Oh, and by the way, tool integrations matter. A tight link between CI (or local dev tools) and explorers would let you push verification artifacts automatically after deployment. Automate verification in a post-deploy job. That reduces human error. Developers hate manual uploads anyway. Automate it and you sleep better.

Speaking of explorers, for routine checks I keep a tab open to etherscan. It’s the go-to for many people, and for good reason. It surfaces contract source, bytecode, transactions, and token balances in a way that most users understand. But even Etherscan can benefit from better CI-friendly verification APIs and clearer failure messages—small changes that would lower the barrier to good security practices across the board.

FAQ

Why does verification fail even when my code is identical?

Because „identical“ in source doesn’t always mean identical in compiled output. Differences in compiler version, optimizer settings, file paths, metadata, or linked library addresses can alter bytecode. Reproduce the exact compiler invocation and artifact context used at deployment.

Can I automate verification?

Yes.

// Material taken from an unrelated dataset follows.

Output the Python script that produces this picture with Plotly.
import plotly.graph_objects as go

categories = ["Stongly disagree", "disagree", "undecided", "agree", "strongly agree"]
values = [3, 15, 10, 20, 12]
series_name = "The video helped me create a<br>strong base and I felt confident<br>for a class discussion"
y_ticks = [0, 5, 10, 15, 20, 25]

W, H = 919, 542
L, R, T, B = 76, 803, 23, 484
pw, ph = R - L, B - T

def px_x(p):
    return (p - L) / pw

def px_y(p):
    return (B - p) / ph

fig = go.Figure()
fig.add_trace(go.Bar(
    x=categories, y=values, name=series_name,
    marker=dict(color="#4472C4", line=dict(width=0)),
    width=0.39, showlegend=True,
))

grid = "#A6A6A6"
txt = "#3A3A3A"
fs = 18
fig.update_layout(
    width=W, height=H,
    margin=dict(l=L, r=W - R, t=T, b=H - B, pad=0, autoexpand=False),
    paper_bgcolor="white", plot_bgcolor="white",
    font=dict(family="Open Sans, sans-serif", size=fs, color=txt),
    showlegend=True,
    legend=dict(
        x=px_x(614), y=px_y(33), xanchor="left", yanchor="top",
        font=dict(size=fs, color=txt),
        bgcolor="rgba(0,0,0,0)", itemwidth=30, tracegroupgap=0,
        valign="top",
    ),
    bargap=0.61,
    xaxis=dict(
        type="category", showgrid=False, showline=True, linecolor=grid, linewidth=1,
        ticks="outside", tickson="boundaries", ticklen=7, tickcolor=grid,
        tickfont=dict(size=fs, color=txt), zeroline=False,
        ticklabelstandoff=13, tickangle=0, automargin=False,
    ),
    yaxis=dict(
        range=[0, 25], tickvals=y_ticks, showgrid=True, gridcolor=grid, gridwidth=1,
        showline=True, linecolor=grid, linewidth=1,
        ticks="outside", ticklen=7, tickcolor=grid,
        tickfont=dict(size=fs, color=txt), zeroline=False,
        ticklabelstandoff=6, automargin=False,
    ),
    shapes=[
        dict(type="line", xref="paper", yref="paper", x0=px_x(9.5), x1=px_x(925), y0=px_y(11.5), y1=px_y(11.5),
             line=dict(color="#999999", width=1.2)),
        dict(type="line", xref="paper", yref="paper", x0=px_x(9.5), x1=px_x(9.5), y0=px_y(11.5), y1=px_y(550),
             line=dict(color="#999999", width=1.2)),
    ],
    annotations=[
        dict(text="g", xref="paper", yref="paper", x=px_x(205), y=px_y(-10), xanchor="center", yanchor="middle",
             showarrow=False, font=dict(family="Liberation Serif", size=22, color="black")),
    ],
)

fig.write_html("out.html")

Create a CI step that captures the compiler version, optimizer settings, and build artifacts, then calls the explorer’s verification API post-deploy. Store deployment addresses and encoded constructor args in a manifest so the verifier gets the same inputs you used.

Are verified contracts always safe?

No. Verification increases transparency, but it doesn’t prove correctness. Verified source lets auditors, users, and tools inspect logic. Still, bugs, economic exploits, and flawed assumptions can exist in verified code. Treat verification as a trust signal, not a guarantee.